The appearance of BCCs can be subtle. It is recommended that you ask patients the following questions: “Do you have anything new on your skin? Do you have any new lumps or bumps? Do you have anything that bleeds?” Patients often know their own bodies very well, and with a subtle BCC, you may need the patient’s help to flag the area (Figure 5).
Figure 5. Subtle basal cell carcinomas, such as this, may require help from the patient to flag the area.
BCC is typically diagnosed by shave biopsy, and most BCCs are treated surgically. It is within the standard of care to treat BCCs with electrodessication and curettage, excision, Mohs surgery, or in some instances, topical prescription chemotherapy. The definitive surgical treatment of BCCs can leave significant scars that may interfere with the functioning of adjacent structures. BCCs frequently develop on the face, where scarring can have a substantially negative impact. The surgical removal of lesions near the eyes and lips can create functional problems; for example, downward pulling on an eyelid can result in chronic ectropion (Figure 6). Long-term ectropion can lead to dry eye, corneal problems, and blindness.
Figure 6. Basal cell carcinomas near the eyes and lips that are surgically removed can result in functional issues.
The best way to minimize the potential for the negative side effects of BCC treatment is to detect BCCs early. The treatment of choice may be Mohs surgery if a BCC develops in a cosmetically sensitive area or an area where repair could cause anatomic malfunction, is aggressive, occurs in a patient with immune suppression, is in an area where the recurrence rate is known to be high, or is recurrent. Mohs surgery involves the stepwise surgical removal of a lesion together with the performance of in-office histology during the procedure before closure. After each section of skin is removed, it is fixed and analyzed to detect remaining tumor and check for clear margins. This process allows the clinician to be sure that the margins are clear but no more tissue is taken than necessary. The repair is then done on site, typically on the same or next day.
Squamous cell carcinoma
Squamous cell carcinoma (SCC) is more aggressive than BCC, with a much higher rate of metastasis. SCC can present clinically in many different ways. It can appear as a shallow ulcer with built-up edges covered by a plaque or scab (Figure 7), as a cutaneous horn (Figure 8), or as a scaly, erythematous plaque that is unresponsive to topical steroids. Because the incidence of SCC is highest in fair-skinned individuals with sun exposure, the areas where SCC occurs most often in white patients are the head and neck, dorsal surfaces of the hands and forearms, and the legs.8,9 SCC on the ears or preauricular surfaces or at mucocutaneous interfaces (ie, the lips, genitalia, and perianal area) can be more aggressive, with rates of metastasis of up to 30% in some studies.10-12 SCC that occurs in a genital or perianal area is most likely associated with exposure to human papillomavirus.13 Patients with a history of organ transplant and subsequent immunosuppressive medication are at increased risk for the development of multiple SCCs.

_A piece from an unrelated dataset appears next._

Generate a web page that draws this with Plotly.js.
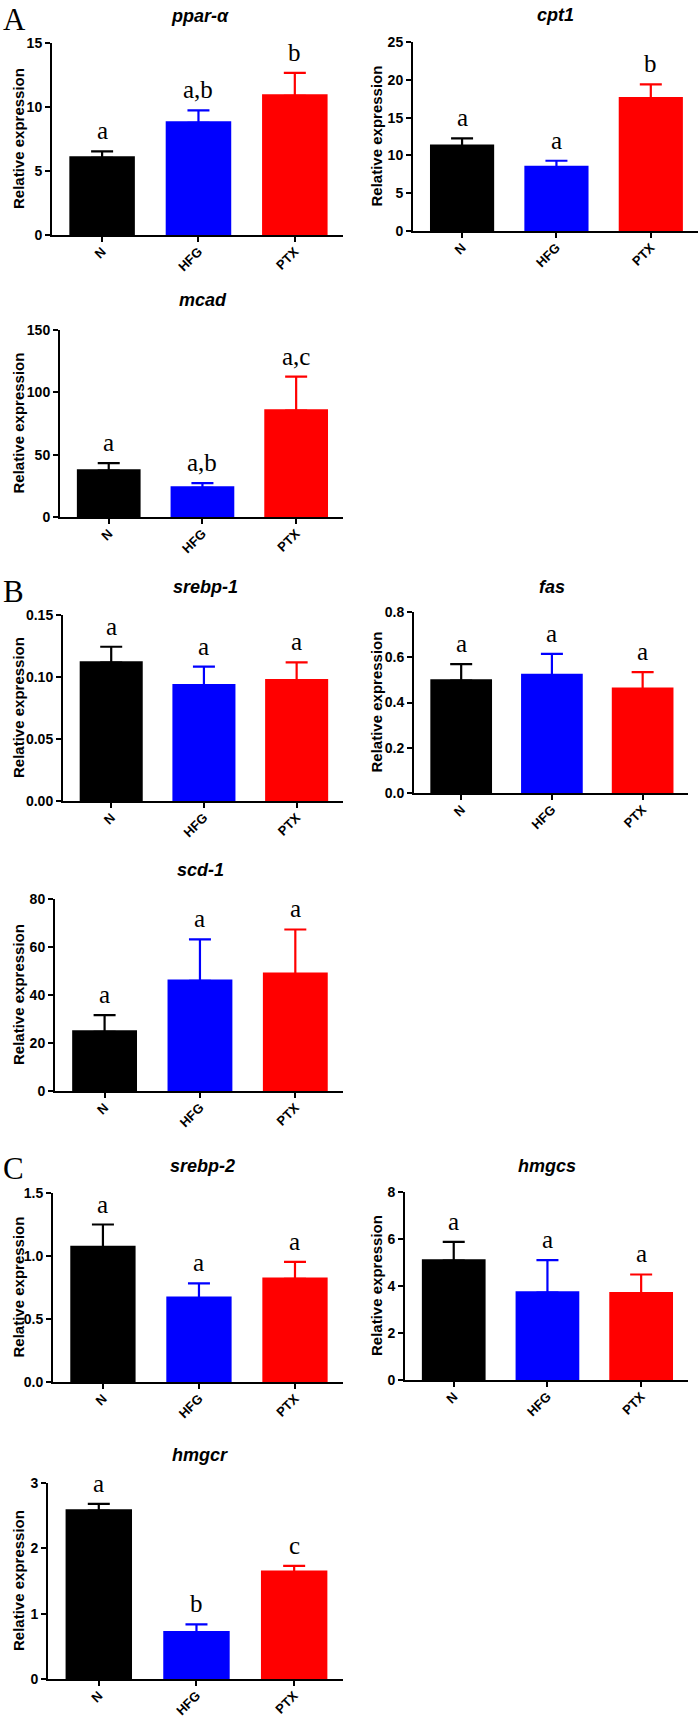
<!DOCTYPE html>
<html>
<head>
<meta charset="utf-8">
<script src="https://cdn.plot.ly/plotly-3.0.1.min.js"></script>
<style>
html,body{margin:0;padding:0;background:#fff;}
#chart{width:700px;height:1718px;}
</style>
</head>
<body>
<div id="chart"></div>
<script>
// ---------- data ----------
const groups = ['N', 'HFG', 'PTX'];
const genes = ['ppar-α', 'cpt1', 'mcad', 'srebp-1', 'fas', 'scd-1', 'srebp-2', 'hmgcs', 'hmgcr'];

const pparMean = [6.15, 8.88, 11.0];
const pparErr  = [0.39, 0.86, 1.66];
const pparSig  = ['a', 'a,b', 'b'];

const cpt1Mean = [11.44, 8.63, 17.74];
const cpt1Err  = [0.80, 0.66, 1.66];
const cpt1Sig  = ['a', 'a', 'b'];

const mcadMean = [38.4, 24.6, 86.5];
const mcadErr  = [4.8, 2.6, 26.1];
const mcadSig  = ['a', 'a,b', 'a,c'];

const srebp1Mean = [0.1128, 0.0943, 0.0983];
const srebp1Err  = [0.0116, 0.0140, 0.0135];
const srebp1Sig  = ['a', 'a', 'a'];

const fasMean = [0.503, 0.527, 0.466];
const fasErr  = [0.067, 0.088, 0.068];
const fasSig  = ['a', 'a', 'a'];

const scd1Mean = [25.3, 46.5, 49.4];
const scd1Err  = [6.3, 16.7, 17.9];
const scd1Sig  = ['a', 'a', 'a'];

const srebp2Mean = [1.081, 0.678, 0.830];
const srebp2Err  = [0.169, 0.105, 0.124];
const srebp2Sig  = ['a', 'a', 'a'];

const hmgcsMean = [5.14, 3.78, 3.75];
const hmgcsErr  = [0.74, 1.32, 0.74];
const hmgcsSig  = ['a', 'a', 'a'];

const hmgcrMean = [2.60, 0.736, 1.66];
const hmgcrErr  = [0.08, 0.10, 0.07];
const hmgcrSig  = ['a', 'b', 'c'];

const yMax   = [15, 25, 150, 0.15, 0.8, 80, 1.5, 8, 3];
const yDtick = [5, 5, 50, 0.05, 0.2, 20, 0.5, 2, 1];
const yFmt   = ['d', 'd', 'd', '.2f', '.1f', 'd', '.1f', 'd', 'd'];
const panelLetters = ['A', 'B', 'C'];

// ---------- styling / layout ----------
const colors = ['#000000', '#0000ff', '#ff0000'];
const W = 700, H = 1718;
// [left, right, top, bottom] in pixels for each plot area
const boxes = [
  [52, 343, 43, 235],
  [413, 698, 42, 231],
  [60, 343, 330, 517],
  [63, 343, 615, 801],
  [414, 688, 612, 793],
  [55, 343, 899, 1091],
  [53, 343, 1193, 1382],
  [405, 688, 1192, 1380],
  [48, 343, 1483, 1679]
];
const titlePos = [[200, 16], [555, 15], [203, 300], [205, 587], [552, 587], [200, 870], [202, 1166], [547, 1166], [200, 1455]];
const letterPos = [[1, 0], [1, 572], [1, 1149]];

const means = [pparMean, cpt1Mean, mcadMean, srebp1Mean, fasMean, scd1Mean, srebp2Mean, hmgcsMean, hmgcrMean];
const errs  = [pparErr, cpt1Err, mcadErr, srebp1Err, fasErr, scd1Err, srebp2Err, hmgcsErr, hmgcrErr];
const sigs  = [pparSig, cpt1Sig, mcadSig, srebp1Sig, fasSig, scd1Sig, srebp2Sig, hmgcsSig, hmgcrSig];

const sans = 'Liberation Sans, Arial, sans-serif';
const serif = 'Liberation Serif, Times New Roman, serif';

const traces = [];
const annotations = [];
const layout = {
  width: W, height: H,
  margin: {l: 0, r: 0, t: 0, b: 0},
  paper_bgcolor: '#fff', plot_bgcolor: '#fff',
  showlegend: false,
  barmode: 'overlay',
  annotations: annotations
};

for (let p = 0; p < genes.length; p++) {
  const n = p + 1;
  const xa = 'x' + (n === 1 ? '' : n);
  const ya = 'y' + (n === 1 ? '' : n);
  const [l, r, t, b] = boxes[p];
  const hideCap = yMax[p] * 0.008; // tuck the lower cap inside the bar
  for (let g = 0; g < groups.length; g++) {
    traces.push({
      type: 'bar',
      x: [groups[g]],
      y: [means[p][g]],
      width: 0.68,
      marker: {color: colors[g], line: {width: 0}},
      error_y: {
        type: 'data', symmetric: false,
        array: [errs[p][g]], arrayminus: [hideCap],
        color: colors[g], thickness: 2.2, width: 11
      },
      xaxis: xa, yaxis: ya,
      hoverinfo: 'skip'
    });
    annotations.push({
      xref: xa, yref: ya,
      x: groups[g], y: means[p][g] + errs[p][g],
      text: sigs[p][g],
      showarrow: false,
      yanchor: 'bottom', yshift: 5,
      font: {family: serif, size: 25, color: '#000'}
    });
  }
  layout['xaxis' + (n === 1 ? '' : n)] = {
    domain: [l / W, r / W],
    anchor: ya,
    type: 'category',
    categoryorder: 'array', categoryarray: groups,
    range: [-0.52, 2.5],
    showline: true, linecolor: '#000', linewidth: 2,
    ticks: 'outside', ticklen: 5, tickwidth: 2, tickcolor: '#000',
    tickangle: -45,
    ticklabelstandoff: -3,
    tickfont: {family: sans, size: 13, color: '#000', weight: 'bold'},
    showgrid: false, zeroline: false, fixedrange: true
  };
  layout['yaxis' + (n === 1 ? '' : n)] = {
    domain: [1 - b / H, 1 - t / H],
    anchor: xa,
    range: [0, yMax[p]],
    dtick: yDtick[p], tick0: 0,
    tickformat: yFmt[p],
    showline: true, linecolor: '#000', linewidth: 2,
    ticks: 'outside', ticklen: 5, tickwidth: 2, tickcolor: '#000',
    tickfont: {family: sans, size: 14, color: '#000', weight: 'bold'},
    showgrid: false, zeroline: false, fixedrange: true
  };
  // gene title
  annotations.push({
    xref: 'paper', yref: 'paper',
    x: titlePos[p][0] / W, y: 1 - titlePos[p][1] / H,
    xanchor: 'center', yanchor: 'middle',
    text: '<b><i>' + genes[p] + '</i></b>',
    showarrow: false,
    font: {family: sans, size: 18, color: '#000'}
  });
  // y axis title
  const yTitleX = (l < 300) ? 18 : 376;
  annotations.push({
    xref: 'paper', yref: 'paper',
    x: yTitleX / W, y: 1 - ((t + b) / 2) / H,
    xanchor: 'center', yanchor: 'middle',
    textangle: -90,
    text: '<b>Relative expression</b>',
    showarrow: false,
    font: {family: sans, size: 15, color: '#000'}
  });
}

for (let i = 0; i < panelLetters.length; i++) {
  annotations.push({
    xref: 'paper', yref: 'paper',
    x: letterPos[i][0] / W, y: 1 - letterPos[i][1] / H,
    xanchor: 'left', yanchor: 'top',
    text: panelLetters[i],
    showarrow: false,
    font: {family: serif, size: 31, color: '#000'}
  });
}

Plotly.newPlot('chart', traces, layout, {staticPlot: true, displayModeBar: false});
</script>
</body>
</html>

Figure 7. Squamous cell carcinoma can present as a shallow ulcer with built-up edges covered by a plaque or scab.
A shave or punch biopsy can be performed to diagnose SCC. Treatment depends on the level of risk, location of the lesion, cosmesis, and patient comorbidities. Surgery—either excision, Mohs surgery, or electrodessication and curettage—is the gold standard treatment for most SCCs. For high-risk cases of SCC, surgical excision or Mohs surgery is preferred. In one study, in which 260 patients with high-risk SCCs underwent Mohs surgery, the recurrence rate after almost 4 years was only 1%.14 Radiation therapy can be used when the concern for metastasis or recurrence is high or complete surgical treatment is not possible. Once metastasis has developed, a multidisciplinary team can determine the potential benefits of chemotherapy and radiation, and if any surgical resection is possible.
Figure 8. Squamous cell carcinoma can clinically present as a cutaneous horn, seen here.